Hoy crece el escepticismo, la angustia y el descreimiento popular
sobre la posibilidad de que el país mejore. Una parte de los argentinos está
llenando ese vacío existencial y moral a partir de reforzar sus convicciones
religiosas. La expansión del evangelismo y la elección de la educación
religiosa católica por los padres es una muestra de aquello. Otro sector de la
sociedad intenta no naufragar en el tsunami ideológico y político actual, buscando
reconstruir su pequeña comunidad familiar, del club, el sindicato, la
agrupación o el barrio.
El consumo de drogas y de ansiolíticos entre la juventud se ofrece
como alternativa al sentimiento creciente acerca de que el “país no tiene arreglo”. En paralelo y de
manera similar al año 2000, una parte importante de la clase media se está
yendo del país a buscar mejor destino en otras latitudes. En un sector cada vez
más grande de la población se profundiza la inestabilidad emocional y eso
supone, potencialmente, el sentimiento de frustración que puede derivar en una
explosión social.
Está desapareciendo el concepto de Nación como unidad de destino y
principio de solidaridad social y, en su lugar, la Argentina se vuelve una masa
de consumidores desiguales y mayoritariamente pobres.

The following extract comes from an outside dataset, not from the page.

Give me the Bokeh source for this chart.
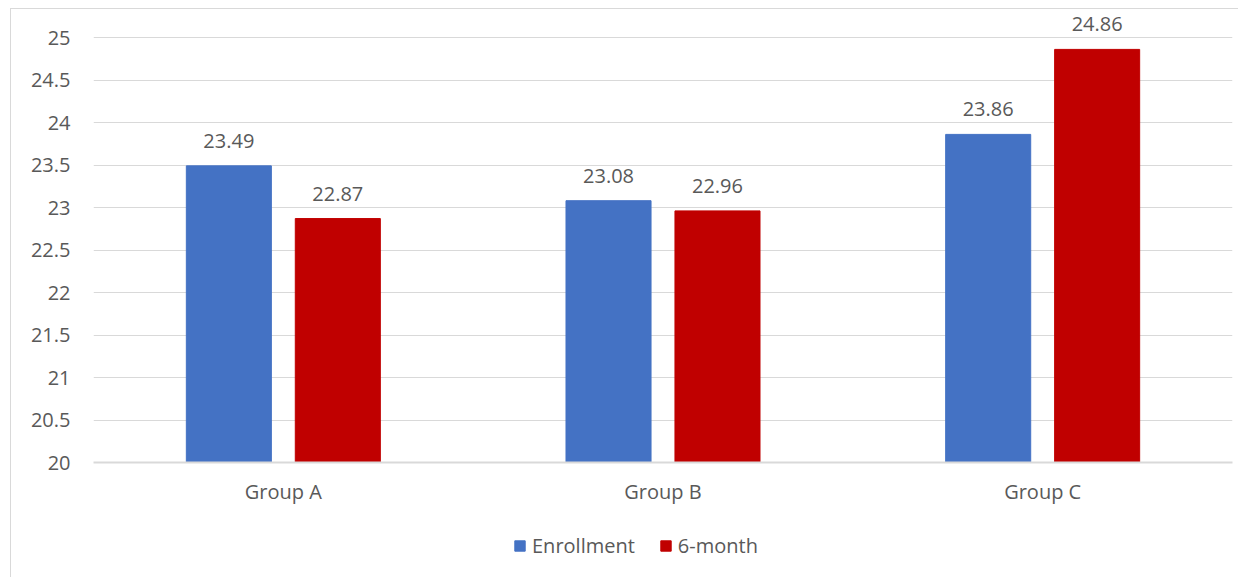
from bokeh.plotting import figure
from bokeh.layouts import column
from bokeh.models import ColumnDataSource, Range1d, FactorRange, FixedTicker, Legend, LegendItem, LabelSet
from bokeh.core.properties import value
from bokeh.transform import dodge
from bokeh.embed import file_html
from bokeh.resources import INLINE

groups = ["Group A", "Group B", "Group C"]
enrollment = [23.49, 23.08, 23.86]
six_month = [22.87, 22.96, 24.86]
series_names = ["Enrollment", "6-month"]
series_colors = ["#4472C4", "#C00000"]
y_ticks = [20, 20.5, 21, 21.5, 22, 22.5, 23, 23.5, 24, 24.5, 25]
y_tick_labels = ["20", "20.5", "21", "21.5", "22", "22.5", "23", "23.5", "24", "24.5", "25"]

FONT = "Open Sans"
FS = "20px"
TXT = "#595959"
GRID = "#d9d9d9"
W = 1227

src = ColumnDataSource(dict(
    g=groups, e=enrollment, s=six_month,
    el=[f"{v:.2f}" for v in enrollment], sl=[f"{v:.2f}" for v in six_month],
))

p = figure(x_range=FactorRange(*groups), y_range=Range1d(20, 25 + 24 / 85),
           width=W, height=508, output_backend="svg", toolbar_location=None,
           min_border_left=82, min_border_right=6, min_border_top=4, min_border_bottom=55)
p.outline_line_color = None
p.background_fill_color = "white"
p.border_fill_color = "white"

bw = 0.224
off = 0.1435
r1 = p.vbar(x=dodge("g", -off, range=p.x_range), top="e", bottom=20, width=bw, source=src,
            fill_color=series_colors[0], line_color=series_colors[0])
r2 = p.vbar(x=dodge("g", off, range=p.x_range), top="s", bottom=20, width=bw, source=src,
            fill_color=series_colors[1], line_color=series_colors[1])

for col, lab, o in (("e", "el", -off), ("s", "sl", off)):
    ls = LabelSet(x=dodge("g", o, range=p.x_range), y=col, text=lab, source=src,
                  text_align="center", text_baseline="bottom", y_offset=18,
                  text_font=value(FONT), text_font_size=FS, text_color=TXT)
    p.add_layout(ls)

p.yaxis.ticker = FixedTicker(ticks=y_ticks)
p.yaxis.major_label_overrides = {t: l for t, l in zip(y_ticks, y_tick_labels)}
p.yaxis.axis_line_color = None
p.yaxis.major_tick_line_color = None
p.yaxis.minor_tick_line_color = None
p.yaxis.major_tick_out = 0
p.yaxis.major_tick_in = 0
p.yaxis.major_label_standoff = 23
p.yaxis.major_label_text_font = FONT
p.yaxis.major_label_text_font_size = FS
p.yaxis.major_label_text_color = TXT

p.xaxis.axis_line_color = GRID
p.xaxis.axis_line_width = 2
p.xaxis.major_tick_line_color = None
p.xaxis.minor_tick_line_color = None
p.xaxis.major_tick_out = 0
p.xaxis.major_tick_in = 0
p.xaxis.major_label_standoff = 15
p.xaxis.major_label_text_font = FONT
p.xaxis.major_label_text_font_size = FS
p.xaxis.major_label_text_color = TXT

p.xgrid.grid_line_color = None
p.ygrid.grid_line_color = GRID
p.ygrid.grid_line_width = 1

# legend strip
lf = figure(width=W, height=60, output_backend="svg", toolbar_location=None,
            x_range=Range1d(0, 1), y_range=Range1d(0, 1),
            x_axis_location=None, y_axis_location=None,
            min_border_left=0, min_border_right=0, min_border_top=0, min_border_bottom=0)
lf.grid.grid_line_color = None
lf.outline_line_color = None
lf.background_fill_color = "white"
lf.border_fill_color = "white"
items = []
for name, c in zip(series_names, series_colors):
    rr = lf.vbar(x=[-10], top=[-5], bottom=[-6], width=0.1, fill_color=c, line_color=c)
    items.append(LegendItem(label=name, renderers=[rr]))
legend = Legend(items=items, orientation="horizontal", location=(420, 18),
                glyph_width=13, glyph_height=13, label_standoff=6, spacing=24,
                label_text_font=FONT, label_text_font_size=FS, label_text_color=TXT,
                border_line_color=None, background_fill_alpha=0, margin=0, padding=0)
lf.add_layout(legend)

lay = column(p, lf, spacing=0)
lay.styles = {"margin-left": "10px", "margin-top": "8px",
              "border-left": "1px solid #d9d9d9", "border-top": "1px solid #d9d9d9"}

open("out.html", "w").write(file_html(lay, INLINE))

En este crucial momento histórico, y a diferencia de lo que creen tanto
liberales como progresistas, la Argentina no tiene que demoler sus valores y
tradiciones, sino que necesita reconstruir su cultura y la credibilidad en las
instituciones fundantes. Es momento de reforzar la solidaridad social
comunitaria que le dieron identidad y cohesión a la Nación. Sobre estos
principios se debe forjar un nuevo pacto social y moral a partir del cual
formular un gran acuerdo político de refundación nacional.